MacArthur and colleagues (MacArthur, Graham, & Schwartz, 1993) have developed an integrated approach to classroom writing instruction designed to accommodate the special needs of disabled writers, as well as those of their non-disabled peers. In this instructional approach, the student writes about authentic topics that have a 'real-world' purpose and relevance. Student writing is regularly shared with classmates and the instructor, with these audiences creating a sustaining social context to motivate and support the writer. Students receive instruction and feedback in an interactive manner, presented both in lecture format and through writing conferences with classmates. Technology (particularly computer word processing) is harnessed to help the writing disabled student to be more productive and to make use of software writing tools to extend his or her own capabilities in written expression.

The instructor follows a uniform daily instructional framework for writing instruction. First, the instructor checks in with students about the status of their current writing projects, then teaches a mini-lesson, next allows the group time to write and to conference with peers and the teacher, and finally arranges for the group to share or publish their work for a larger audience.


At the start of the writing session, the instructor quickly goes around the room, asking each student what writing goal(s) he or she plans to accomplish that day. The instructor records these responses for all to see.


The instructor teaches a mini-lesson relevant to the writing process. Mini-lessons are a useful means to present explicit writing strategies (e.g., an outline for drafting an opinion essay), as well as a forum for reviewing the conventions of writing. Mini-lessons should be kept shore (e.g., 5-10 minutes) to hold the attention of the class.

Student Writing

During the session, substantial time is set aside for students to write. Their writing assignment might be one handed out by the instructor that day or part of a longer composition (e.g., story, extended essay) that the student is writing and editing across multiple days. When possible, student writers are encouraged use computers as aids in composing and editing their work. (Before students can compose efficiently on computers, of course, they must have been trained in keyboarding and use of word-processing software).

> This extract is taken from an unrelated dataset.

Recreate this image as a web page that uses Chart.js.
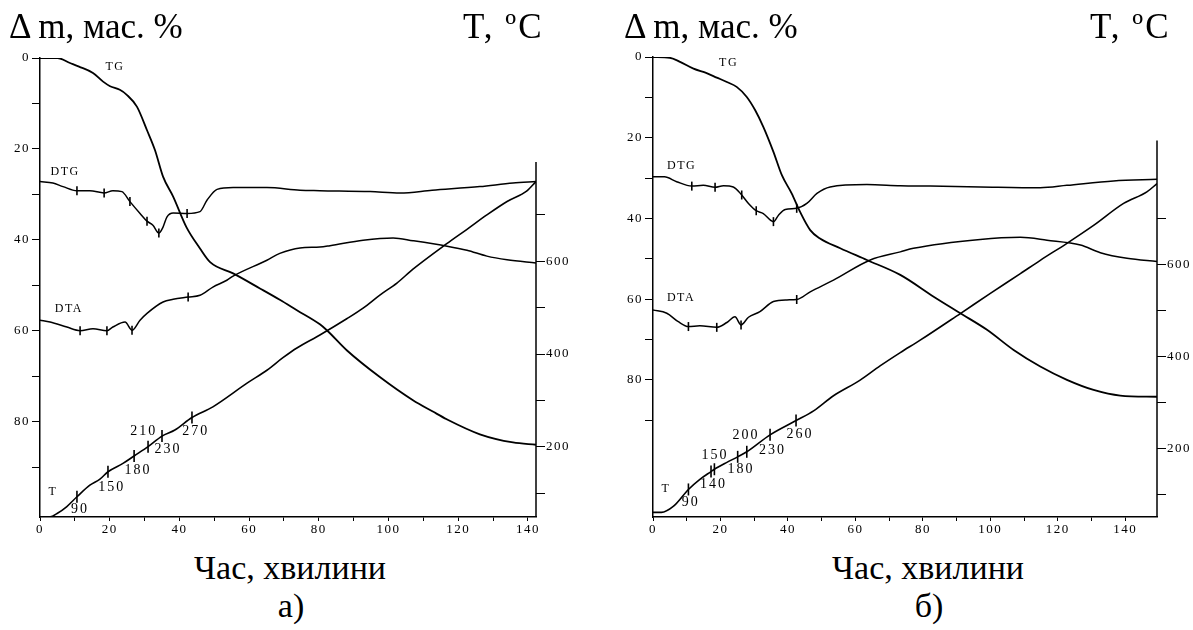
<!DOCTYPE html>
<html>
<head>
<meta charset="utf-8">
<script src="https://cdn.jsdelivr.net/npm/chart.js@4.4.0/dist/chart.umd.min.js"></script>
<style>
  body { margin: 0; background: #fff; width: 1193px; height: 630px; position: relative; overflow: hidden; font-family: "Liberation Serif", serif; }
  canvas { position: absolute; top: 0; }
  #ca { left: 0; }
  #cb { left: 596px; }
  .t { position: absolute; font-size: 34px; line-height: 1; white-space: nowrap; color: #000; }
  .h { font-size: 35px; }
  .c { transform: translateX(-50%); }
  .u { letter-spacing: 2px; }
</style>
</head>
<body>
<canvas id="ca" width="596" height="540"></canvas>
<canvas id="cb" width="597" height="540"></canvas>
<div class="t h" style="left:9px;top:9px">Δ m, мас. %</div>
<div class="t h u" style="left:463px;top:9px">T, ºC</div>
<div class="t h" style="left:624px;top:9px">Δ m, мас. %</div>
<div class="t h u" style="left:1090px;top:9px">T, ºC</div>
<div class="t c" style="left:290px;top:551px">Час, хвилини</div>
<div class="t c" style="left:291px;top:589px">а)</div>
<div class="t c" style="left:928px;top:551px">Час, хвилини</div>
<div class="t c" style="left:929px;top:589px">б)</div>
<script>
// axis ticks
const timeTicks = [0, 10, 20, 30, 40, 50, 60, 70, 80, 90, 100, 110, 120, 130, 140];
const timeLabels = [0, 20, 40, 60, 80, 100, 120, 140];
const massTicks = [0, 10, 20, 30, 40, 50, 60, 70, 80, 90];
const massLabels = [0, 20, 40, 60, 80];
const tempTicks = [100, 200, 300, 400, 500, 600, 700];
const tempLabels = [200, 400, 600];

// ---- panel a ----
const tgA_t = [0, 5.0, 8.6, 11.2, 15.2, 18.1, 20.1, 22.9, 24.9, 27.8, 30.7, 33.0, 35.3, 38.2, 42.0, 45.9, 48.8, 55.4, 63.1, 68.8, 73.7, 80.3, 82.3, 88.0, 97.5, 107.0, 112.7, 116.7, 126.2, 135.7, 142.3];
const tgA = [0, 0, 1.1, 1.9, 3.3, 5.2, 6.2, 7.0, 8.1, 10.7, 15.9, 20.3, 26.1, 30.5, 37.2, 41.9, 44.9, 47.4, 50.7, 53.2, 55.5, 58.6, 59.9, 64.3, 70.2, 75.3, 77.8, 79.5, 82.8, 84.6, 85.1];

const dtgA_t = [0, 3.7, 6.6, 10.6, 14.3, 18.4, 20.9, 23.5, 25.8, 28.7, 30.7, 32.4, 34.1, 35.3, 36.4, 38.2, 42.2, 45.9, 47.9, 50.8, 55.4, 65.1, 74.6, 80.3, 94.7, 103.3, 112.5, 126.2, 135.7, 142.3];
const dtgA = [27.2, 27.5, 28.3, 29.2, 29.2, 29.7, 29.2, 29.4, 31.6, 34.2, 35.9, 36.8, 38.5, 37.2, 35.0, 34.1, 34.2, 33.8, 31.3, 28.9, 28.5, 28.5, 29.1, 29.2, 29.4, 29.7, 29.1, 28.3, 27.5, 27.2];

const dtaA_t = [0, 2.9, 7.7, 11.5, 15.2, 19.2, 20.9, 24.4, 26.4, 28.7, 30.7, 35.3, 38.2, 42.5, 45.9, 49.6, 53.6, 55.4, 65.1, 68.8, 74.6, 80.3, 83.2, 92.7, 101.3, 107.0, 116.8, 122.5, 128.2, 134.0, 142.3];
const dtaA = [57.7, 58.1, 59.2, 60.0, 59.6, 60.0, 59.2, 58.1, 59.9, 57.7, 56.2, 53.7, 53.1, 52.6, 52.2, 50.4, 48.9, 48.0, 44.5, 43.0, 41.8, 41.6, 41.3, 40.1, 39.6, 40.2, 41.4, 42.3, 43.6, 44.4, 45.1];

const tA_t = [0, 2.9, 4.9, 7.7, 10.6, 14.3, 17.2, 19.5, 23.8, 27.0, 31.0, 35.0, 38.7, 43.6, 49.6, 59.4, 65.1, 69.7, 73.7, 80.3, 88.0, 92.7, 97.5, 102.4, 107.0, 116.7, 122.5, 128.2, 134.0, 139.7, 142.3];
const tA = [49, 49, 56, 71, 92, 117, 130, 146, 164, 180, 200, 223, 236, 263, 286, 337, 365, 392, 413, 441, 476, 499, 527, 553, 583, 638, 669, 700, 729, 752, 772];

const dtgMarkA_t = [10.6, 18.4, 25.8, 30.7, 34.1, 42.2];
const dtgMarkA = [29.2, 29.7, 31.6, 35.9, 38.5, 34.2];
const dtaMarkA_t = [11.5, 19.2, 26.4, 42.5];
const dtaMarkA = [60.0, 60.0, 59.9, 52.6];
const tMarkA_t = [10.6, 19.5, 27.0, 31.0, 35.0, 43.6];
const tMarkA = [92, 146, 180, 200, 223, 263];

const tLabelA = ['90', '150', '180', '230', '210', '270'];
const tLabelA_t = [11.5, 20.6, 28.1, 36.7, 29.8, 44.7];
const tLabelA_T = [66, 113, 148, 195, 234, 234];

// ---- panel b ----
const tgB_t = [0, 5.0, 8.0, 12.0, 15.9, 18.9, 21.9, 24.8, 27.8, 30.3, 32.7, 35.7, 38.2, 41.1, 43.6, 46.6, 49.5, 55.5, 63.4, 73.3, 83.2, 91.1, 99.0, 106.9, 114.8, 122.7, 130.6, 138.5, 149.4];
const tgB = [0, 0.2, 1.2, 2.9, 4.0, 5.1, 6.2, 7.4, 9.9, 13.2, 17.3, 23.5, 29.3, 33.8, 38.4, 42.9, 45.0, 47.4, 50.3, 54.0, 59.4, 63.5, 67.6, 72.6, 76.7, 80.0, 82.5, 83.9, 84.2];

const dtgB_t = [0, 3.4, 7.0, 11.5, 14.9, 18.4, 20.9, 23.8, 26.3, 28.3, 30.6, 32.7, 35.7, 37.2, 39.2, 42.6, 45.6, 48.6, 52.5, 63.4, 73.3, 82.2, 97.0, 114.8, 122.7, 136.5, 149.4];
const dtgB = [29.7, 29.7, 30.9, 32.0, 31.8, 32.3, 31.9, 32.2, 34.2, 36.3, 38.1, 38.8, 40.8, 39.2, 37.8, 37.5, 36.3, 33.8, 32.2, 31.6, 31.9, 32.0, 32.2, 32.4, 31.8, 30.7, 30.3];

const dtaB_t = [0, 4.1, 7.5, 10.5, 13.9, 18.9, 21.9, 24.3, 26.1, 28.3, 31.7, 35.7, 39.7, 42.6, 46.6, 53.5, 64.4, 73.3, 77.2, 97.0, 108.9, 116.8, 126.7, 132.6, 140.5, 149.4];
const dtaB = [62.7, 63.5, 65.6, 66.8, 66.6, 67.0, 65.8, 64.4, 66.4, 64.5, 63.1, 60.6, 60.2, 60.1, 58.2, 55.3, 50.3, 48.3, 47.4, 45.2, 44.7, 45.4, 46.6, 48.5, 49.9, 50.7];

const tB_t = [0, 2.5, 6.0, 10.5, 13.9, 17.2, 18.2, 21.9, 25.1, 27.8, 34.7, 42.4, 47.6, 53.5, 61.4, 67.3, 73.3, 79.2, 91.1, 100.0, 108.9, 114.8, 122.7, 130.6, 139.5, 146.4, 149.4];
const tB = [61, 61, 74, 111, 133, 150, 155, 170, 182, 193, 230, 261, 282, 315, 349, 380, 409, 436, 494, 538, 581, 610, 647, 686, 734, 759, 777];

const dtgMarkB_t = [11.5, 18.4, 26.3, 30.6, 35.7, 42.6];
const dtgMarkB = [32.0, 32.3, 34.2, 38.1, 40.8, 37.5];
const dtaMarkB_t = [10.5, 18.9, 26.1, 42.6];
const dtaMarkB = [66.8, 67.0, 66.4, 60.1];
const tMarkB_t = [10.5, 17.2, 18.2, 25.1, 27.8, 34.7, 42.4];
const tMarkB = [111, 150, 155, 182, 193, 230, 261];

const tLabelB = ['90', '140', '150', '180', '230', '200', '260'];
const tLabelB_t = [11.2, 17.9, 18.4, 26.1, 35.4, 27.6, 43.6];
const tLabelB_T = [82, 123, 186, 155, 197, 228, 231];

// curve names: [text, time, mass-axis position]
const namesA = [['TG', 21.5, 2.0], ['DTG', 7.2, 25.1], ['DTA', 8.3, 55.1], ['T', 3.7, 95.4]];
const namesB = [['TG', 22.4, 1.5], ['DTG', 8.5, 27.0], ['DTA', 8.3, 59.8], ['T', 3.8, 107.1]];

const FONT = '"Liberation Serif", "Times New Roman", serif';

function pts(xs, ys) {
    return xs.map((x, i) => ({ x: x, y: ys[i] }));
}

function curve(xs, ys, axis, w) {
    return {
        data: pts(xs, ys), yAxisID: axis,
        borderColor: '#000', borderWidth: w, pointRadius: 0,
        fill: false, cubicInterpolationMode: 'monotone'
    };
}

function marks(xs, ys, axis, r) {
    return {
        data: pts(xs, ys), yAxisID: axis, showLine: false,
        pointStyle: 'line', pointRotation: 90, pointRadius: r, pointHoverRadius: r,
        pointBorderColor: '#000', pointBorderWidth: 1.6
    };
}

// labels on the curves + the short right axis line
const textPlugin = {
    id: 'texts',
    beforeDraw(chart) {
        chart.ctx.letterSpacing = '1.5px';
    },
    afterDatasetsDraw(chart, args, opts) {
        const ctx = chart.ctx;
        const x = chart.scales.x, y = chart.scales.y, yR = chart.scales.yR;
        const area = chart.chartArea;
        ctx.save();
        ctx.fillStyle = '#000';
        ctx.textAlign = 'center';
        ctx.textBaseline = 'middle';
        ctx.letterSpacing = '1.5px';
        ctx.font = '12px ' + FONT;
        opts.names.forEach(n => ctx.fillText(n[0], x.getPixelForValue(n[1]), y.getPixelForValue(n[2])));
        ctx.letterSpacing = '2px';
        ctx.font = '14px ' + FONT;
        opts.labels.forEach((s, i) => ctx.fillText(s, x.getPixelForValue(opts.labelT[i]), yR.getPixelForValue(opts.labelV[i])));
        ctx.strokeStyle = '#000';
        ctx.lineWidth = 1.5;
        ctx.beginPath();
        ctx.moveTo(area.right, area.bottom);
        ctx.lineTo(area.right, yR.getPixelForValue(opts.axisTop));
        ctx.stroke();
        ctx.restore();
    }
};

function makeChart(id, p) {
    const tickFont = { family: FONT, size: 13 };
    const grid = { drawOnChartArea: false, drawTicks: true, color: '#000', lineWidth: 1 };
    return new Chart(document.getElementById(id), {
        type: 'line',
        data: {
            datasets: [
                curve(p.tg[0], p.tg[1], 'y', 1.8),
                curve(p.dtg[0], p.dtg[1], 'y', 1.5),
                curve(p.dta[0], p.dta[1], 'y', 1.5),
                curve(p.t[0], p.t[1], 'yR', 1.6),
                marks(p.dtgM[0], p.dtgM[1], 'y', 4.5),
                marks(p.dtaM[0], p.dtaM[1], 'y', 4.5),
                marks(p.tM[0], p.tM[1], 'yR', 6)
            ]
        },
        options: {
            responsive: false,
            animation: false,
            devicePixelRatio: 1,
            layout: { padding: { top: p.top, left: 0, right: 0, bottom: 0 } },
            plugins: {
                legend: { display: false },
                tooltip: { enabled: false },
                texts: { names: p.names, labels: p.labels[0], labelT: p.labels[1], labelV: p.labels[2], axisTop: p.axisTop }
            },
            scales: {
                x: {
                    type: 'linear', min: 0, max: p.xMax,
                    afterBuildTicks: s => { s.ticks = timeTicks.map(v => ({ value: v })); },
                    afterFit: s => { s.height = 23; },
                    border: { display: true, color: '#000', width: 1.5 },
                    grid: Object.assign({}, grid, { tickLength: 4 }),
                    ticks: { font: tickFont, color: '#000', padding: 1, maxRotation: 0, autoSkip: false,
                        callback: v => timeLabels.includes(v) ? String(v) : '' }
                },
                y: {
                    type: 'linear', position: 'left', reverse: true, min: 0, max: p.yMax,
                    afterBuildTicks: s => { s.ticks = massTicks.map(v => ({ value: v })); },
                    afterFit: s => { s.width = p.leftW; },
                    border: { display: true, color: '#000', width: 1.5 },
                    grid: Object.assign({}, grid, { tickLength: 8 }),
                    ticks: { font: tickFont, color: '#000', padding: 2, autoSkip: false,
                        callback: v => massLabels.includes(v) ? String(v) : '' }
                },
                yR: {
                    type: 'linear', position: 'right', min: p.rMin, max: p.rMax,
                    afterBuildTicks: s => { s.ticks = tempTicks.map(v => ({ value: v })); },
                    afterFit: s => { s.width = p.rightW; },
                    border: { display: false },
                    grid: Object.assign({}, grid, { tickLength: 9 }),
                    ticks: { font: tickFont, color: '#000', padding: 1, autoSkip: false,
                        callback: v => tempLabels.includes(v) ? String(v) : '' }
                }
            }
        },
        plugins: [textPlugin]
    });
}

makeChart('ca', {
    tg: [tgA_t, tgA], dtg: [dtgA_t, dtgA], dta: [dtaA_t, dtaA], t: [tA_t, tA],
    dtgM: [dtgMarkA_t, dtgMarkA], dtaM: [dtaMarkA_t, dtaMarkA], tM: [tMarkA_t, tMarkA],
    labels: [tLabelA, tLabelA_t, tLabelA_T], names: namesA,
    xMax: 142.3, yMax: 101, rMin: 48.4, rMax: 1038.5, axisTop: 814,
    top: 58, leftW: 40, rightW: 60
});

makeChart('cb', {
    tg: [tgB_t, tgB], dtg: [dtgB_t, dtgB], dta: [dtaB_t, dtaB], t: [tB_t, tB],
    dtgM: [dtgMarkB_t, dtgMarkB], dtaM: [dtaMarkB_t, dtaMarkB], tM: [tMarkB_t, tMarkB],
    labels: [tLabelB, tLabelB_t, tLabelB_T], names: namesB,
    xMax: 149.4, yMax: 114, rMin: 51, rMax: 1052.7, axisTop: 871,
    top: 57, leftW: 57, rightW: 36
});
</script>
</body>
</html>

Peer & Teacher Conferences.

Writers need timely, gentle, focused feedback from readers of their work in order to improve their compositions. At the end of the daily writing block, the student may sit with a classmate to review each other's work, using a structured peer editing strategy. During this discussion time, the teacher also holds brief individual conferences with students to review their work, have students evaluate how successfully they completed their writing goals for the day, and hear writers' thoughts about how they might plan to further develop a writing assignment.

Group Sharing or Publishing.

At the end of each session, writing produced that day is shared with the whole class. Students might volunteer to read passages aloud from their compositions. Another method of sharing might be for the students to post their work on the classroom wall or bulletin board for everyone to read and respond to. Periodically, polished student work might be displayed in a public area of the school for all to read, published in an anthology of school writings, read aloud at school assemblies, or published on the Internet.


  • MacArthur, C., Graham, S., & Schwarz, S. (1993). Integrating strategy instruction and word processing into a process approach to writing instruction. School Psychology Review, 22, 671-681).